Is a pruned local node a good compromise for limited storage?

Yes. Blockchain pruning reduces disk usage to roughly one-third (around 30GB), which makes running a local node feasible for many users without sacrificing the privacy advantages of local validation. The trade-off is that pruned nodes cannot serve the full historical chain to others, but for a single user seeking privacy, a pruned node is an effective compromise.

Should I always use Tor or I2P with Monero?

When network-level privacy matters—especially in the U.S. context where legal requests can be served on hosted services—routing wallet traffic through Tor or I2P is strongly recommended. Tor increases latency and can cause occasional connectivity failures, so test your workflow. Tor is particularly important when you must rely on a remote node you don’t control.

How should I store the 25-word mnemonic seed?

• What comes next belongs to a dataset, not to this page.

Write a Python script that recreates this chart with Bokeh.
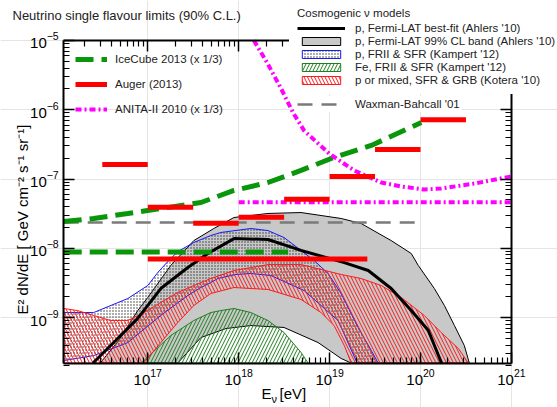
from bokeh.plotting import figure
from bokeh.models import (LogAxis, FixedTicker, Legend, LegendItem, Label,
                          CustomJSTickFormatter, Range1d)
from bokeh.embed import file_html
from bokeh.resources import INLINE

# ---------------- data (E in eV ; E^2 dN/dE in GeV cm^-2 s^-1 sr^-1) ----------------
# Auger (2013) differential limits, half-decade bins
auger_lo = [3.16e16, 1e17, 3.16e17, 1e18, 3.16e18, 1e19, 3.16e19, 1e20]
auger_hi = [1e17, 3.16e17, 1e18, 3.16e18, 1e19, 3.16e19, 1e20, 3.16e20]
auger_F = [1.62e-7, 3.9e-8, 2.3e-8, 2.8e-8, 5.1e-8, 1.09e-7, 2.67e-7, 7.2e-7]
auger_int_E = [1e17, 2.6e19]
auger_int_F = [7.0e-9, 7.0e-9]

# IceCube 2013 (x 1/3)
ic_E = [1.19e16, 2.54e16, 6.03e16, 1.39e17, 3.84e17, 8.87e17, 2.10e18, 4.85e18, 1.04e19, 2.87e19, 1.02e20]
ic_F = [2.43e-8, 2.69e-8, 3.18e-8, 3.75e-8, 4.58e-8, 6.83e-8, 8.9e-8, 1.33e-7, 1.98e-7, 3.05e-7, 6.55e-7]
ic_int_E = [1.19e16, 3.5e18]
ic_int_F = [8.8e-9, 8.8e-9]

# ANITA-II 2010 (x 1/3)
an_E = [1.47e18, 2.05e18, 2.92e18, 3.96e18, 5.24e18, 9.88e18, 1.86e19, 3.69e19, 6.13e19, 1.10e20, 1.69e20, 3.91e20, 1.0e21]
an_F = [1.0e-5, 4.81e-6, 2.03e-6, 9.1e-7, 5.0e-7, 2.33e-7, 1.33e-7, 8.9e-8, 7.8e-8, 7.05e-8, 7.3e-8, 8.6e-8, 1.09e-7]
an_int_E = [1e18, 1e21]
an_int_F = [4.6e-8, 4.6e-8]

# Waxman-Bahcall '01
wb_E = [1.19e16, 1e20]
wb_F = [2.35e-8, 2.35e-8]

# p, Fermi-LAT best fit (Ahlers '10)
bf_E = [2.5e16, 4.44e16, 7.76e16, 1.39e17, 2.76e17, 4.58e17, 8.87e17, 2.10e18, 4.85e18, 1.45e19, 2.66e19, 4.76e19, 7.91e19, 1.22e20, 1.70e20]
bf_F = [2.2e-10, 4.66e-10, 9.7e-10, 2.62e-9, 5.27e-9, 8.4e-9, 1.38e-8, 1.34e-8, 9.3e-9, 6.2e-9, 4.77e-9, 2.62e-9, 1.26e-9, 6.5e-10, 2.2e-10]

# p, Fermi-LAT 99% CL band (Ahlers '10): upper edge then lower edge
fermi_up_E = [3.0e16, 4.79e16, 7.76e16, 1.0e17, 1.79e17, 3.21e17, 5.33e17, 8.87e17, 2.10e18, 4.85e18, 1.34e19, 2.22e19, 4.76e19, 7.91e19, 9.45e19, 1.42e20, 1.83e20, 2.36e20, 3.03e20, 3.44e20]
fermi_up_F = [2.2e-10, 4.66e-10, 1.26e-9, 1.95e-9, 5.64e-9, 1.29e-8, 1.93e-8, 2.78e-8, 3.18e-8, 3.28e-8, 2.69e-8, 2.28e-8, 1.29e-8, 8.4e-9, 5.64e-9, 2.62e-9, 1.49e-9, 7.66e-10, 3.94e-10, 2.2e-10]
fermi_lo_E = [1.73e19, 1.34e19, 7.47e18, 3.15e18, 1.36e18, 7.24e17, 3.84e17, 2.14e17]
fermi_lo_F = [2.2e-10, 2.56e-10, 4.35e-10, 7.18e-10, 7.66e-10, 6.93e-10, 5.14e-10, 2.2e-10]

# p, FRII & SFR (Kampert '12)
kp_up_E = [1.19e16, 2.54e16, 6.03e16, 1.0e17, 1.29e17, 1.66e17, 2.14e17, 3.21e17, 4.94e17, 6.37e17, 1.36e18, 2.10e18, 3.15e18, 4.85e18, 6.75e18, 9.62e18, 1.34e19, 2.06e19, 2.87e19, 3.42e19]
kp_up_F = [1.18e-9, 1.18e-9, 1.88e-9, 2.90e-9, 4.47e-9, 6.44e-9, 8.97e-9, 1.21e-8, 1.53e-8, 1.69e-8, 1.93e-8, 1.80e-8, 1.43e-8, 9.3e-9, 6.66e-9, 4.32e-9, 2.22e-9, 7.18e-10, 3.34e-10, 2.2e-10]
kp_lo_E = [2.01e19, 1.24e19, 5.24e18, 2.26e18, 1.36e18, 9.33e17, 5.90e17, 4.94e17, 3.84e17, 2.76e17, 1.39e17, 6.03e16, 2.54e16, 1.19e16]
kp_lo_F = [2.2e-10, 9.05e-10, 2.45e-9, 4.04e-9, 4.32e-9, 4.18e-9, 3.66e-9, 3.2e-9, 2.71e-9, 2.08e-9, 1.07e-9, 4.35e-10, 2.82e-10, 2.39e-10]

# Fe, FRII & SFR (Kampert '12)
fe_E = [8.5e16, 1.79e17, 3.21e17, 4.94e17, 6.37e17, 8.87e17, 1.36e18, 2.10e18, 3.15e18, 4.85e18, 5.80e18]
fe_F = [2.2e-10, 5.49e-10, 9.05e-10, 1.18e-9, 1.26e-9, 1.35e-9, 1.18e-9, 9.05e-10, 6.07e-10, 3.13e-10, 2.2e-10]

# p or mixed, SFR & GRB (Kotera '10)
ko_up_E = [1.19e16, 1.69e16, 2.54e16, 3.91e16, 6.03e16, 9.04e16, 1.39e17, 2.14e17, 3.21e17, 4.94e17, 8.87e17, 2.10e18, 4.85e18, 1.34e19, 2.22e19, 3.69e19, 6.13e19, 1.10e20, 1.69e20, 2.61e20, 3.36e20]
ko_up_F = [1.35e-9, 1.26e-9, 1.07e-9, 9.05e-10, 9.05e-10, 1.18e-9, 1.65e-9, 2.30e-9, 2.90e-9, 3.66e-9, 4.77e-9, 5.82e-9, 5.82e-9, 4.18e-9, 3.66e-9, 2.90e-9, 1.95e-9, 1.07e-9, 6.07e-10, 3.56e-10, 2.2e-10]
ko_lo_E = [1.73e19, 1.45e19, 1.12e19, 8.05e18, 4.85e18, 2.10e18, 8.87e17, 4.94e17, 3.21e17, 2.14e17, 1.39e17, 9.04e16, 1.19e16]
ko_lo_F = [2.2e-10, 3.94e-10, 7.66e-10, 1.18e-9, 1.82e-9, 2.54e-9, 2.71e-9, 2.22e-9, 1.49e-9, 8.47e-10, 4.35e-10, 2.2e-10, 2.2e-10]

x_major = [1e17, 1e18, 1e19, 1e20, 1e21]
y_major = [1e-9, 1e-8, 1e-7, 1e-6, 1e-5]
x_bounds = (1.19e16, 1e21)
y_bounds = (2.2e-10, 1e-5)

TITLE = "Neutrino single flavour limits (90% C.L.)"
YLABEL = "E\u00b2 dN/dE  [ GeV cm\u207b\u00b2 s\u207b\u00b9 sr\u207b\u00b9]"

# ---------------- figure ----------------
# The frame covers the whole canvas; the visible plot box is drawn by four axes at fixed
# locations, so that legends and texts may sit outside that box without being clipped.
W, H = 557, 407
FONT = "Liberation Sans"
p = figure(width=W, height=H, x_axis_type="log", y_axis_type="log",
           x_axis_location=None, y_axis_location=None,
           x_range=Range1d(2.40e15, 3.21e21), y_range=Range1d(5.02e-11, 3.78e-5),
           output_backend="svg", toolbar_location=None, title=None,
           min_border_left=0, min_border_right=0, min_border_top=0, min_border_bottom=0)
p.background_fill_color = "white"
p.border_fill_color = "white"
p.outline_line_color = None

xminor = [k * 10.0 ** n for n in range(16, 21) for k in range(2, 10)]
yminor = [k * 10.0 ** n for n in range(-10, -5) for k in range(2, 10)]
xt = FixedTicker(ticks=x_major, minor_ticks=xminor)
yt = FixedTicker(ticks=y_major, minor_ticks=yminor)

def make_axis(ticker, bounds, loc, labels=True):
    ax = LogAxis(ticker=ticker, bounds=bounds, fixed_location=loc)
    ax.axis_line_width = 2
    ax.major_tick_in = 11
    ax.major_tick_out = 0
    ax.minor_tick_in = 6
    ax.minor_tick_out = 0
    ax.major_tick_line_width = 1.5
    ax.minor_tick_line_width = 1.2
    ax.major_label_text_font = FONT
    ax.major_label_text_font_size = "15px"
    ax.major_label_text_color = "black"
    if not labels:
        ax.formatter = CustomJSTickFormatter(code="return ''")
    return ax

ax_b = make_axis(xt, x_bounds, y_bounds[0])
ax_b.major_label_standoff = 6
ax_l = make_axis(yt, y_bounds, x_bounds[0])
ax_l.major_label_standoff = 5
ax_t = make_axis(xt, x_bounds, y_bounds[1], False)
ax_r = make_axis(yt, y_bounds, x_bounds[1], False)
p.add_layout(ax_b, "below")
p.add_layout(ax_l, "left")
p.add_layout(ax_t, "above")
p.add_layout(ax_r, "right")

# ---------------- bands ----------------
r_fermi = p.patch(fermi_up_E + fermi_lo_E, fermi_up_F + fermi_lo_F,
                  fill_color="#c8c8c8", line_color="black", line_width=1)
r_kp = p.patch(kp_up_E + kp_lo_E, kp_up_F + kp_lo_F,
               fill_color="white", fill_alpha=0, line_color="#1a1aff", line_width=1,
               hatch_pattern=".", hatch_color="#333333", hatch_scale=3, hatch_weight=0.6)
r_fe = p.patch(fe_E, fe_F, fill_color="white", fill_alpha=0, line_color="#1f7f1f", line_width=1,
               hatch_pattern="/", hatch_color="#1f7f1f", hatch_scale=7, hatch_weight=1)
r_ko = p.patch(ko_up_E + ko_lo_E, ko_up_F + ko_lo_F,
               fill_color="white", fill_alpha=0, line_color="#ff1a1a", line_width=1,
               hatch_pattern="\\", hatch_color="#ff1a1a", hatch_scale=7, hatch_weight=1)
r_bf = p.line(bf_E, bf_F, line_color="black", line_width=3)

# ---------------- limits ----------------
r_wb = p.line(wb_E, wb_F, line_color="#7a7a7a", line_width=2.5, line_dash="15 9")
r_ic1 = p.line(ic_E, ic_F, line_color="#0a960a", line_width=5, line_dash="18 8")
r_ic2 = p.line(ic_int_E, ic_int_F, line_color="#0a960a", line_width=5, line_dash="18 8")
r_an1 = p.line(an_E, an_F, line_color="#ff00ff", line_width=4, line_dash="6 3 2 3")
r_an2 = p.line(an_int_E, an_int_F, line_color="#ff00ff", line_width=4, line_dash="6 3 2 3")
r_au1 = p.segment(x0=auger_lo, x1=auger_hi, y0=auger_F, y1=auger_F, line_color="#ff0000", line_width=5)
r_au2 = p.line(auger_int_E, auger_int_F, line_color="#ff0000", line_width=5)

# ---------------- legends (locations: bottom-left corner, px from canvas bottom-left) ----------------
LCOL = "#222222"
leg_l = Legend(items=[LegendItem(label="IceCube 2013 (x 1/3)", renderers=[r_ic2]),
                      LegendItem(label="Auger (2013)", renderers=[r_au2]),
                      LegendItem(label="ANITA-II 2010 (x 1/3)", renderers=[r_an2])],
               location=(75, 292), glyph_width=32, glyph_height=12, label_height=12,
               spacing=13, label_standoff=8, padding=0, margin=0,
               background_fill_alpha=0, border_line_alpha=0,
               label_text_font=FONT, label_text_font_size="11.5px", label_text_color=LCOL)
p.add_layout(leg_l)

leg_r = Legend(items=[LegendItem(label="p, Fermi-LAT best-fit (Ahlers '10)", renderers=[r_bf]),
                      LegendItem(label="p, Fermi-LAT 99% CL band (Ahlers '10)", renderers=[r_fermi]),
                      LegendItem(label="p, FRII & SFR (Kampert '12)", renderers=[r_kp]),
                      LegendItem(label="Fe, FRII & SFR (Kampert '12)", renderers=[r_fe]),
                      LegendItem(label="p or mixed, SFR & GRB (Kotera '10)", renderers=[r_ko])],
               title="Cosmogenic \u03bd models", title_text_font=FONT, title_text_font_size="11.5px",
               title_text_font_style="normal", title_text_color=LCOL, title_standoff=3,
               location=(289, 313), glyph_width=48, glyph_height=10, label_height=10,
               spacing=1, label_standoff=10, padding=8, margin=0,
               background_fill_color="white", background_fill_alpha=1, border_line_alpha=0,
               label_text_font=FONT, label_text_font_size="11.5px", label_text_color=LCOL)
p.add_layout(leg_r)

leg_wb = Legend(items=[LegendItem(label="Waxman-Bahcall '01", renderers=[r_wb])],
                location=(295, 295), glyph_width=48, glyph_height=10, label_height=10,
                label_standoff=10, padding=2, margin=0,
                background_fill_color="white", background_fill_alpha=1, border_line_alpha=0,
                label_text_font=FONT, label_text_font_size="11.5px", label_text_color=LCOL)
p.add_layout(leg_wb)

# ---------------- free texts (x from left, y measured from canvas top) ----------------
def lab(text, x, y, size, color="black", **kw):
    p.add_layout(Label(x=x, y=H - y, x_units="screen", y_units="screen", text=text,
                       text_font=FONT, text_font_size=size, text_color=color,
                       text_baseline="middle", **kw))

lab(TITLE, 12, 15, "13px", "#222222")
lab(YLABEL, 22, 217, "15px", angle=1.5708, text_align="center")
lab("E", 261, 393, "15px")
lab("\u03bd", 271, 398, "11px")
lab("[eV]", 279, 393, "15px")

open("out.html", "w").write(file_html(p, INLINE))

Treat the seed like the master key to a safe: store it offline, split copies across secure physical locations if redundancy is needed, and avoid electronic storage in plain text. Hardware wallets add a layer of protection by keeping private keys off general-purpose computers. If you must digitize the seed, use strong encryption and air-gapped devices—but note that any online exposure increases risk dramatically.

If you want a practical next step, download the official GUI, verify its signatures, and experiment in Advanced Mode with a pruned local node on an offline laptop or VM. For documentation, downloads, and verified installers, consult the official resource hub here: https://monero-wallet.net/. That single action—verification plus a test run—will teach you far more than theory alone and reveal which trade-offs in the article matter most for your operational reality.

In short: Monero gives you strong protocol-level privacy, but real anonymity is achieved by combining the protocol with disciplined operational practices—node choice, network routing, seed custody, device hygiene, and address management. Treat privacy as an ongoing operational program, not a one-time setup.